Though parts of the film towards the end become excessively crowded and flurried, there is a cuddlesome quality to this new large-screen adaptation of the beloved Rudyard Kipling fable about a little boy Mowgli who is brought up in the jungles by animals.

Suspension of disbelief be damned. The animals speak in human voices. The film literally finds its voice on the soundtrack. Every actor has given a unique dimension to one of the principal animals. Bagheera, the wise panther becomes a pantheon of prudence in Om Puri's voice. Priyanka Chopra's seductive snake act is a bit of a stretch, coiling as it does its hypnotic hold over Mowgli in what seems like an invitation to sniff coke at a rave party.

 

Scarlett Johansson does the serpentine's saga much better in the English version of "The Jungle Book".

And surely if Scarlett can sing for the end-titles in English, Priyanka could have done the same in Hindi.

It's Irrfan Khan's Baloo, the oversized indolent but clever and kind bear who steals the show. Shrewdly, Irrfan has given the bear a Punjabi accent. The devilish dishy drawl draws us into Baloo's laidback view of a world where survival is all about pulling the right strings... sometimes, literally.

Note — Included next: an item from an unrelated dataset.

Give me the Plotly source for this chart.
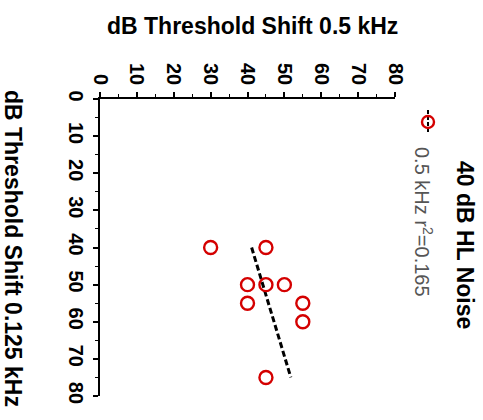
import numpy as np
import plotly.graph_objects as go

# Data: threshold shifts (dB) for 40 dB HL noise
thr_0125 = [40, 40, 50, 50, 50, 55, 55, 60, 75]   # 0.125 kHz (vertical axis)
thr_05 = [30, 45, 40, 45, 50, 40, 55, 55, 45]     # 0.5 kHz (horizontal axis)
tick_vals = [0, 10, 20, 30, 40, 50, 60, 70, 80]
legend_title = "40 dB HL Noise"
series_name = "0.5 kHz r<sup>2</sup>=0.165"

x = np.array(thr_0125, dtype=float)
y = np.array(thr_05, dtype=float)
slope, intercept = np.polyfit(x, y, 1)
fit_x = np.array([x.min(), x.max()])
fit_y = slope * fit_x + intercept

RED = "#d40000"
FONT = "Liberation Sans, Arial, sans-serif"

fig = go.Figure()
fig.add_trace(go.Scatter(
    x=fit_y, y=fit_x, mode="lines",
    line=dict(color="black", width=3, dash="6px,3px"),
    showlegend=False, hoverinfo="skip"))
fig.add_trace(go.Scatter(
    x=thr_05, y=thr_0125, mode="markers",
    marker=dict(symbol="circle-open", size=13, color=RED, line=dict(width=2.4, color=RED)),
    showlegend=False))

axis_common = dict(
    tickvals=tick_vals, ticktext=["<b>%d</b>" % v for v in tick_vals],
    showline=True, linecolor="black", linewidth=1.6,
    ticks="outside", ticklen=5, tickwidth=1.6, tickcolor="black",
    minor=dict(dtick=5, ticks="outside", ticklen=3, tickwidth=1.3, tickcolor="black"),
    showgrid=False, zeroline=False, tickangle=90,
    tickfont=dict(family=FONT, size=20, color="black"),
)
fig.update_xaxes(**axis_common)
fig.update_xaxes(range=[0, 80], side="top")
fig.update_yaxes(**axis_common)
fig.update_yaxes(range=[80, 0])

L, T, W, H = 100, 99, 295, 297
FW, FH = 483, 420

def px(xp, yp):
    return (xp - L) / W, (T + H - yp) / H

annotations = []
ax_, ay_ = px(252, 26)
annotations.append(dict(text="<b>dB Threshold Shift 0.5 kHz</b>", x=ax_, y=ay_, xref="paper", yref="paper",
                        showarrow=False, font=dict(family=FONT, size=23, color="black"),
                        xanchor="center", yanchor="middle"))
ax_, ay_ = px(13, 248)
annotations.append(dict(text="<b>dB Threshold Shift 0.125 kHz</b>", x=ax_, y=ay_, xref="paper", yref="paper",
                        showarrow=False, textangle=90, font=dict(family=FONT, size=23, color="black"),
                        xanchor="center", yanchor="middle"))
ax_, ay_ = px(465, 245)
annotations.append(dict(text="<b>" + legend_title + "</b>", x=ax_, y=ay_, xref="paper", yref="paper",
                        showarrow=False, textangle=90, font=dict(family=FONT, size=23, color="black"),
                        xanchor="center", yanchor="middle"))
ax_, ay_ = px(424, 222)
annotations.append(dict(text=series_name, x=ax_, y=ay_, xref="paper", yref="paper",
                        showarrow=False, textangle=90, font=dict(family=FONT, size=20, color="#555555"),
                        xanchor="center", yanchor="middle"))

mx, my = px(428, 122)
shapes = [
    dict(type="line", xref="paper", yref="paper", x0=mx, x1=mx,
         y0=px(0, 110)[1], y1=px(0, 134)[1], line=dict(color="black", width=2, dash="4px,2px")),
    dict(type="circle", xref="paper", yref="paper", xsizemode="pixel", ysizemode="pixel",
         xanchor=mx, yanchor=my, x0=-6, x1=6, y0=-6, y1=6,
         line=dict(color=RED, width=2.4)),
]

fig.update_layout(
    width=FW, height=FH,
    margin=dict(l=L, r=FW - L - W, t=T, b=FH - T - H, pad=0),
    plot_bgcolor="white", paper_bgcolor="white",
    annotations=annotations, shapes=shapes,
    showlegend=False,
)

fig.write_html("out.html")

Nana Patekar's intimidating Sher Khan is a portrait of sinister aspirations. He is diabolic in his determination to destroy Mowgli but not entirely wrong in his assumption of corruption being the governing spirit in the human world.

It is this quality of man-induced corruption that this film eschews with firm hands.

"The Jungle Book" provides us with a wealth of visual and emotional bounty. It's not just about the astounding computer graphics, though those in themselves are no mean achievement. The mysteries and secrets of the jungle open themselves up in front of our disbelieving eyes as a world defined by strive and sublimity.

I am not too sure if it's an inviting world. It's way too dark and forbidding, and the U/A censor certificate is not unjustified. The way the animals are shown to fight off predators, makes the animal kingdom more menacing than seductive.

And yet tearing through the sheen of the sinister this remarkable work of computer-generated art invites us into little Mowgli's world. This is as good a place as any to say Neel Sethi owns Mowgli's world and speaks to the luminaries of the animal kind as equals. He is a prodigious discovery, and one that hopefully won't disappear with time.

The magic of this adaptation is that the animals who appear more humane than human beings, never look down at mankind as sub-human species the way they did in Kipling's novel. Lurking somewhere in the folds of this enrapturing tale of jungle etiquette are unspoken homilies on the complex relationship between Man and Beast, beautifully and fluently bridged by director Jon Favreau as he sets out to create a world that yokes Man and Nature in a clasp so captivating it makes you gasp.

Don't wait. Just go out this weekend with the kids and relive one of the most cherished children's stories told from an adult perspective and yet miraculously maintaining an artless innocence that makes this film entirely winsome experience. And so what if Priyanka doesn't sing in the Hindi version. The film is suffused in the music of the soul.